Co-ed, international day school in Kenya

Braeside School is a co-educational international day school in Lavington, Nairobi, Kenya. It is one of the Braeburn Group of International Schools. The school is open to students of all religions, races, cultures, and nationalities.

==Overview==
The Braeside School opened in 1994 as a primary school and has now developed into a full-fledged learning institution offering academic programs based on the British National Curriculum.

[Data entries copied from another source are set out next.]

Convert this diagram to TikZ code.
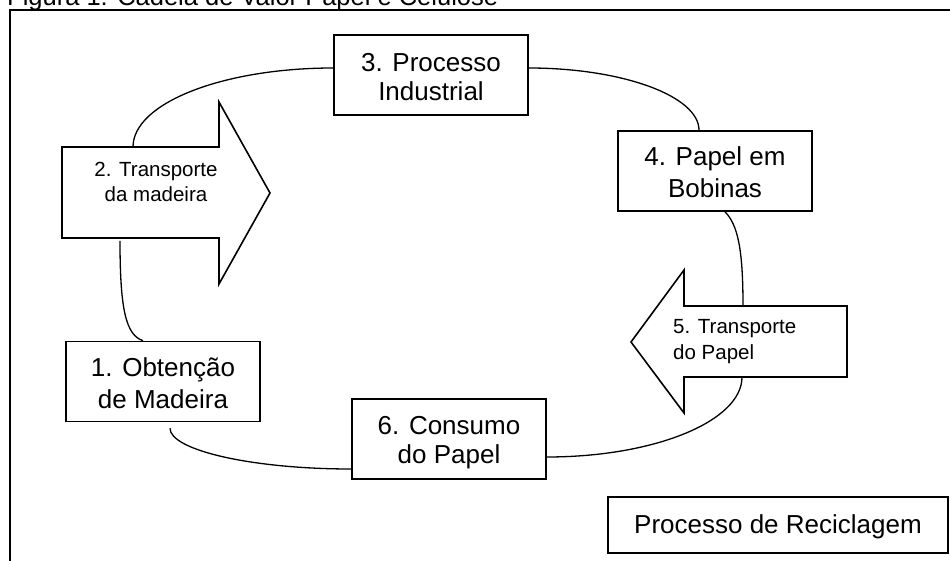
\documentclass[tikz,border=0pt]{standalone}
\usepackage{fontspec}
\setmainfont{Liberation Sans}
\newcommand\bs{\rule[-3.7pt]{0pt}{29pt}}
\tikzset{
  boxnode/.style={draw, line width=1.6pt, minimum width=194pt, minimum height=80pt,
    inner sep=0pt, align=center, font=\fontsize{26}{29}\selectfont},
  arrowtext/.style={inner sep=0pt, font=\fontsize{20.5}{25}\selectfont},
  conn/.style={line width=1.3pt},
  arrowshape/.style={draw, line width=1.6pt, line join=miter, fill=white},
  framestyle/.style={line width=2.2pt},
}
\begin{document}
\begin{tikzpicture}[x=1pt, y=-1pt]
\useasboundingbox (0,0) rectangle (950,561);
\clip (0,0) rectangle (950,561);

% title (cut off at the top)
\node[anchor=base west, inner sep=0pt, font=\fontsize{25.5}{30}\selectfont] (title) at (7,6)
  {Figura 1: Cadeia de Valor Papel e Celulose};

% frame
\draw[framestyle] (10,561) -- (10,10) -- (950,10);

% boxes
\node[boxnode] (b3) at (431,75) {\bs 3. Processo\\\bs Industrial};
\node[boxnode] (b4) at (715,171) {\bs 4. Papel em\\\bs Bobinas};
\node[boxnode] (b1) at (163,381.5) {\bs 1. Obtenção\\\bs de Madeira};
\node[boxnode] (b6) at (449,439) {\bs 6. Consumo\\\bs do Papel};
\node[draw, line width=1.6pt, minimum width=340pt, minimum height=56pt, inner sep=0pt,
  text height=20pt, text depth=4pt, font=\fontsize{26}{29}\selectfont] (rec) at (778,525)
  {Processo de Reciclagem};

% block arrows
\draw[arrowshape] (62,147) -- (219,147) -- (219,102) -- (270,193) -- (219,284)
  -- (219,238) -- (62,238) -- cycle;
\draw[arrowshape] (847,306) -- (684,306) -- (684,270) -- (631,342) -- (684,413)
  -- (684,377) -- (847,377) -- cycle;
\node[arrowtext, align=center] (t2) at (156,184.5) {\strut 2. Transporte\\\strut da madeira};
\node[arrowtext, align=left, anchor=west, font=\fontsize{20.5}{26}\selectfont] (t5) at (673,340.8)
  {\strut 5. Transporte\\\strut do Papel};

\coordinate (a2top) at (133,147);
\coordinate (a2bot) at (120,241);
\coordinate (a5top) at (743,306);
\coordinate (a5bot) at (742,377);

% connectors
\draw[conn] (a2top) .. controls (133,103) and (223,68) .. ([yshift=7pt]b3.west);
\draw[conn] ([yshift=7pt]b3.east) .. controls (622,68) and (699,96) .. ([xshift=-16pt]b4.north);
\draw[conn] ([xshift=10pt]b4.south) .. controls (738,225) and (743,250) .. (a5top);
\draw[conn] (a5bot) .. controls (742,421) and (655,457) .. ([yshift=-18pt]b6.east);
\draw[conn] ([xshift=7pt,yshift=-6pt]b1.south) .. controls (170,450) and (251,469) .. ([yshift=-30pt]b6.west);
\draw[conn] (a2bot) .. controls (120,310) and (126,335) .. ([xshift=-20pt]b1.north);
\end{tikzpicture}
\end{document}
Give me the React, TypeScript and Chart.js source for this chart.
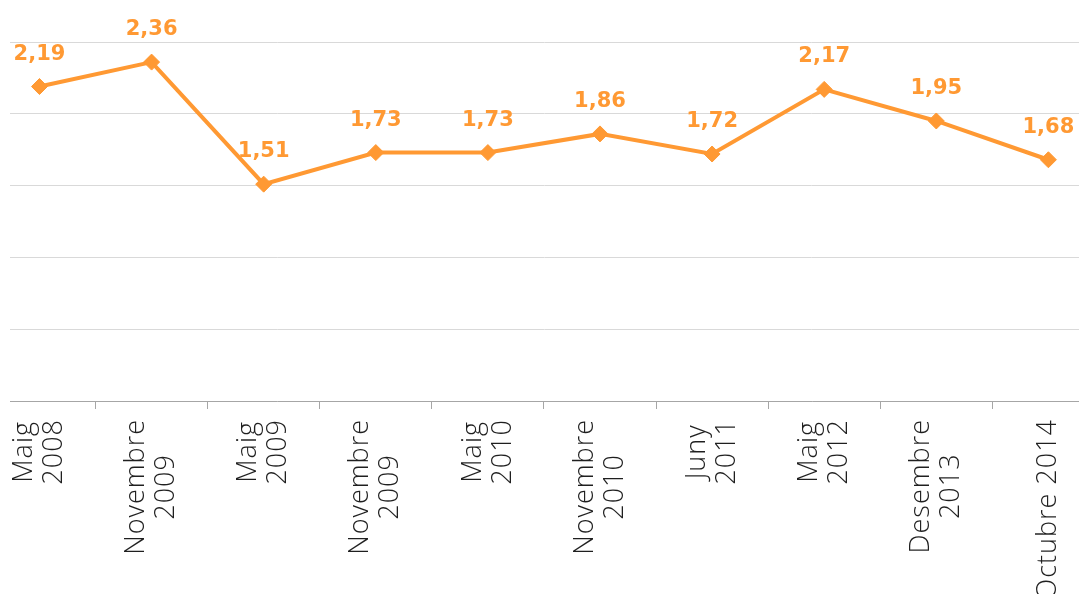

Classes cover Early Years and Primary School, with a high school leading to IGCSE examinations located on the same campus.

The Braeside campus is located in the up-market area of Lavington, near the Lavington Green shopping centre along Muthangari Road.

Braeside School has a music room; 2 libraries; a 25-metre swimming pool and a training pool; 3 science laboratories; playing fields; a kitchen; a dining hall which also caters for indoor games; classrooms for each teaching group; an assembly hall able to fit 300 people seated and a sick bay. Textbooks and stationery are provided.

The school is divided into the Early Years Unit, catering for children aged 2–5 years, and the Primary School.

==Schools==
===Early Years Unit===

In the Early Years Unit, children aged 2 years may start school part-time and build up to staying for lunch and afternoon sessions, using school transport if required. Children encounter additional activities such as music; ICT; PE and Swimming; library time; pet-keeping; role play and cooking.

===Primary school===

In Braeside Primary School, lessons are divided into core subjects – English, Mathematics and Science – and foundation subjects – History, Geography, Physical Education (PE), Art, Music, Foreign Languages, Information Communication Technology (ICT), Religious Education (RE) and Personal, Social and Health Education (PSHE). Teaching is a combination of whole class, group and individual teaching with more specialised teaching in the subject areas of I.C.T., French or Kiswahili, R.E., Swimming, P.E. and Music/Drama.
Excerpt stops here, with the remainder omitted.